Records with drawing code:
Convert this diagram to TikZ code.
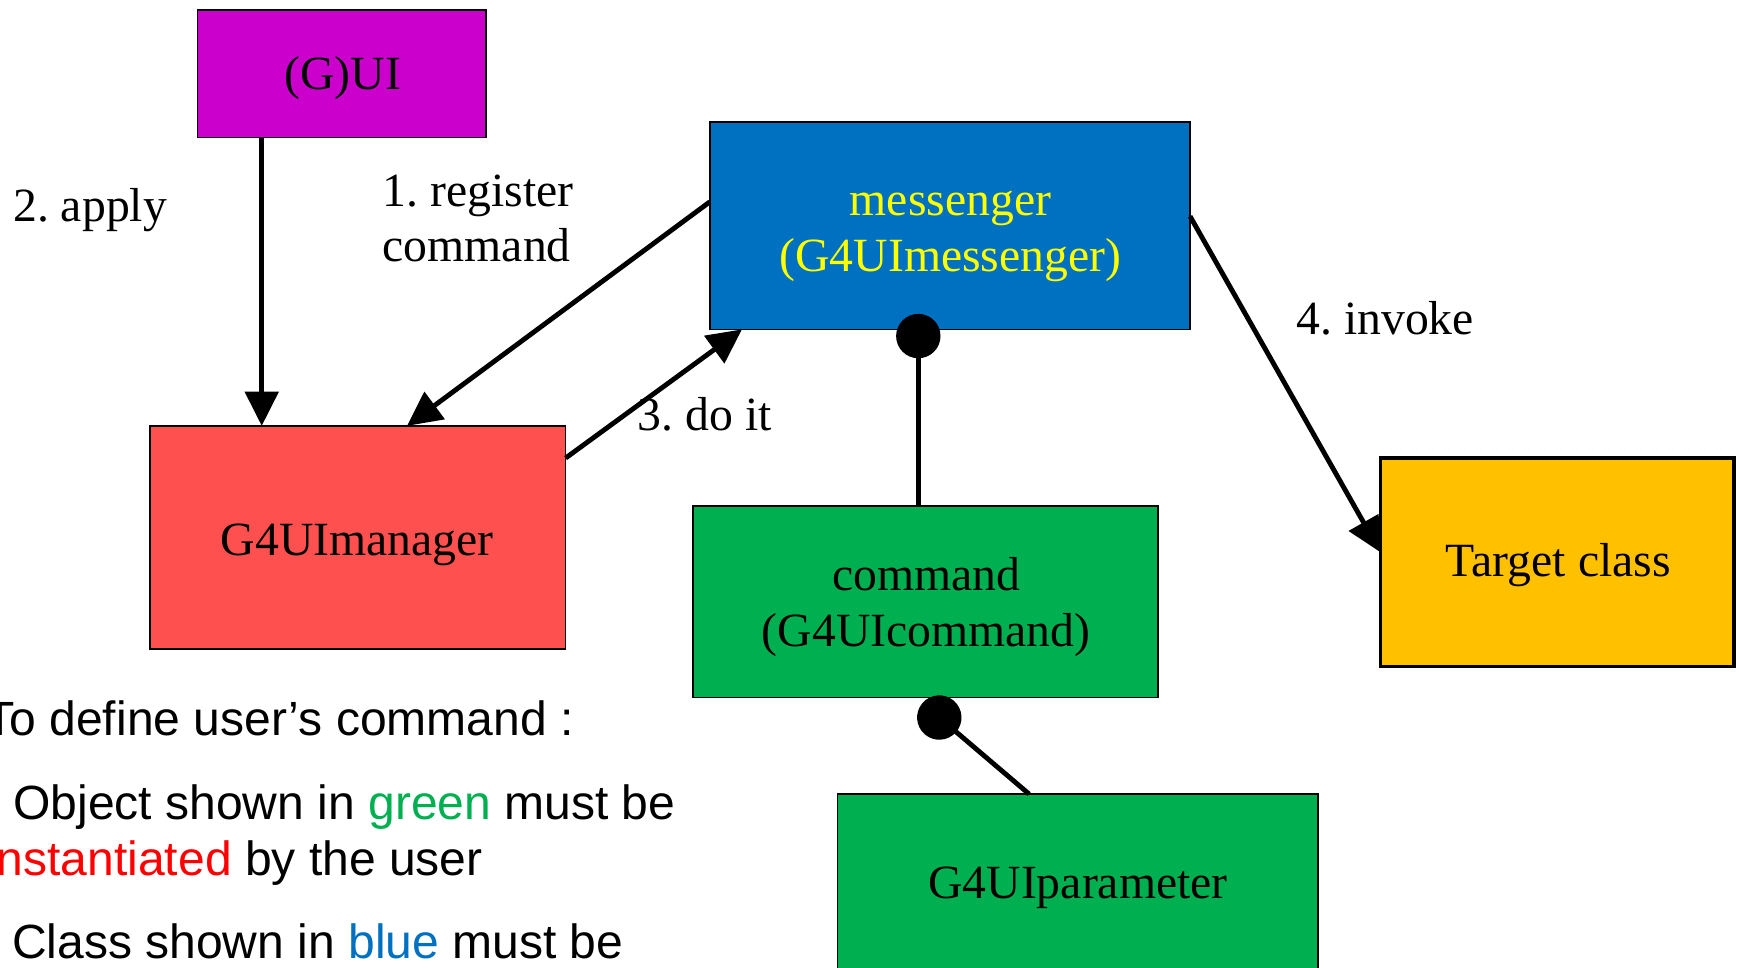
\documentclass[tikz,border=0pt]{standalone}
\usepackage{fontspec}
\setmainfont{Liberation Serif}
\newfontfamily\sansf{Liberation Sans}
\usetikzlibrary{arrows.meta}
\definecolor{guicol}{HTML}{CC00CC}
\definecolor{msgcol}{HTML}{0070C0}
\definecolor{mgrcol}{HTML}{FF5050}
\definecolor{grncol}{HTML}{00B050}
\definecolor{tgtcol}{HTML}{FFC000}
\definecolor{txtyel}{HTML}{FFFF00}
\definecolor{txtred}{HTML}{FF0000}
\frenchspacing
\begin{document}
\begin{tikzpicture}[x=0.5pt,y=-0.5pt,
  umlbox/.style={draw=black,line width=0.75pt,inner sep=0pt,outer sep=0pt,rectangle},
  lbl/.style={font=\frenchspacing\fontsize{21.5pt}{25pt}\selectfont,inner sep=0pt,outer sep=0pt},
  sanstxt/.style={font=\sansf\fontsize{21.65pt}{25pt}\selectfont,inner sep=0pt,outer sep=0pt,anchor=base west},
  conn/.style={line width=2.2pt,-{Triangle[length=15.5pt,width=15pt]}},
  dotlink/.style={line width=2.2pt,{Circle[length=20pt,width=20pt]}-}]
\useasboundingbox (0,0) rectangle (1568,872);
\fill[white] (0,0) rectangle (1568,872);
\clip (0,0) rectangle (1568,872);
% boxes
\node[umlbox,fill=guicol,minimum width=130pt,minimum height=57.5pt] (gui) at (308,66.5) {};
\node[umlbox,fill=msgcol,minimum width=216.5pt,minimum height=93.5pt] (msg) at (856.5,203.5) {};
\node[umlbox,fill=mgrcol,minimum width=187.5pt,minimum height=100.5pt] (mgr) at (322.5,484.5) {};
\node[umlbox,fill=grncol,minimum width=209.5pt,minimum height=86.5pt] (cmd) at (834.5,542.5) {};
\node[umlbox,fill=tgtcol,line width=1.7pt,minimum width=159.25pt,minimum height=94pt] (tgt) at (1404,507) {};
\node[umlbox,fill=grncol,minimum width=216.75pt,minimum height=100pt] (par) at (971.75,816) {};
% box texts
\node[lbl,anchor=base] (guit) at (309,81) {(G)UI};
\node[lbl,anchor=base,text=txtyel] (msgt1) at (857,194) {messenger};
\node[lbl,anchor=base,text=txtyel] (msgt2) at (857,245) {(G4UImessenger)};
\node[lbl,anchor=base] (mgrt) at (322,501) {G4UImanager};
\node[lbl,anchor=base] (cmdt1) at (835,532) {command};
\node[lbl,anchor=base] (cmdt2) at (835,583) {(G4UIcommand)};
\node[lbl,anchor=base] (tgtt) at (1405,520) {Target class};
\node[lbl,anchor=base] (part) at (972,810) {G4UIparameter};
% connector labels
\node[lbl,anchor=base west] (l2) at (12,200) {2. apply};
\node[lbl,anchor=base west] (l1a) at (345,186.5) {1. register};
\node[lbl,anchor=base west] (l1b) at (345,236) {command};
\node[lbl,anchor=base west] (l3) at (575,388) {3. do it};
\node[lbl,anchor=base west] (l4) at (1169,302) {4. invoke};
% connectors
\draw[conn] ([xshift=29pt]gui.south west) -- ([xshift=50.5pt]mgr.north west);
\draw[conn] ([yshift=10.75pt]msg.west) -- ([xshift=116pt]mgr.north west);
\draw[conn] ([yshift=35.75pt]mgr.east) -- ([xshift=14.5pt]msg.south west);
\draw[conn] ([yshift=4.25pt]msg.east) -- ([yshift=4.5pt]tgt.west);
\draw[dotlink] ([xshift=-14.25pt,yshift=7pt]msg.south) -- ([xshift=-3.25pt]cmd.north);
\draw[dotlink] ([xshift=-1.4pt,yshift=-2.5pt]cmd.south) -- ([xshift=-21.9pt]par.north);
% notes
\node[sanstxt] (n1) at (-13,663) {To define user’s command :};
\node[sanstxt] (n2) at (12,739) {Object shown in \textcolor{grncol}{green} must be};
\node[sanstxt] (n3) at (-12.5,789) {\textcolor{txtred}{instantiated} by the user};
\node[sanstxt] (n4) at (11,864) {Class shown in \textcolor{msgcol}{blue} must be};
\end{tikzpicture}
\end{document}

* * *

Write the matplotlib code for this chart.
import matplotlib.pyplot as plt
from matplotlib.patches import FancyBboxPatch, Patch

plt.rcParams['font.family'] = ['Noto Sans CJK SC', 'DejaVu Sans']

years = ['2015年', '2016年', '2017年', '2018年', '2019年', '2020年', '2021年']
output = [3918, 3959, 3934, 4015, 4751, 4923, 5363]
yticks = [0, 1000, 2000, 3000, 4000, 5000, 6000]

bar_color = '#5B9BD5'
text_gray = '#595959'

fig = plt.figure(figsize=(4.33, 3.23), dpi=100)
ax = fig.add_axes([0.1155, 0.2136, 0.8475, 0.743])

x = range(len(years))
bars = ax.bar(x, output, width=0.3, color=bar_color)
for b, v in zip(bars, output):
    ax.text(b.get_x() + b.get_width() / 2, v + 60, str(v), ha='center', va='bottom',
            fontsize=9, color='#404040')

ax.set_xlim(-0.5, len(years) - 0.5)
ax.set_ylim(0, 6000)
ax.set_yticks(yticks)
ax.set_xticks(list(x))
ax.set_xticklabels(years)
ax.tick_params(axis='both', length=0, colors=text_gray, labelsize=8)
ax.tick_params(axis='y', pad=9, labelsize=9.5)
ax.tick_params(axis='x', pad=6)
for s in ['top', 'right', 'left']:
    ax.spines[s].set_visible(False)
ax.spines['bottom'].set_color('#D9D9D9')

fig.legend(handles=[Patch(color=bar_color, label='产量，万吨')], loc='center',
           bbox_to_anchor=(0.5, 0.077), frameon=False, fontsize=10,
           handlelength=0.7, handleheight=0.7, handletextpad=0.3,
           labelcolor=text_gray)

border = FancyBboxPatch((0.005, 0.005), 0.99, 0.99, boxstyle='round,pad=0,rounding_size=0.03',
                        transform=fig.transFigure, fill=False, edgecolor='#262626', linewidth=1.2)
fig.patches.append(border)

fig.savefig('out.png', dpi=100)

▸ **Your instructions**
Begin at the line that has "Write the matplotlib code for this chart."; stop after the line that has "plt.rcParams['font.family'] = ['Noto". Copy every line in that span exactly.

▸ **Answer in full**
Write the matplotlib code for this chart.
import matplotlib.pyplot as plt
from matplotlib.patches import FancyBboxPatch, Patch

plt.rcParams['font.family'] = ['Noto Sans CJK SC', 'DejaVu Sans']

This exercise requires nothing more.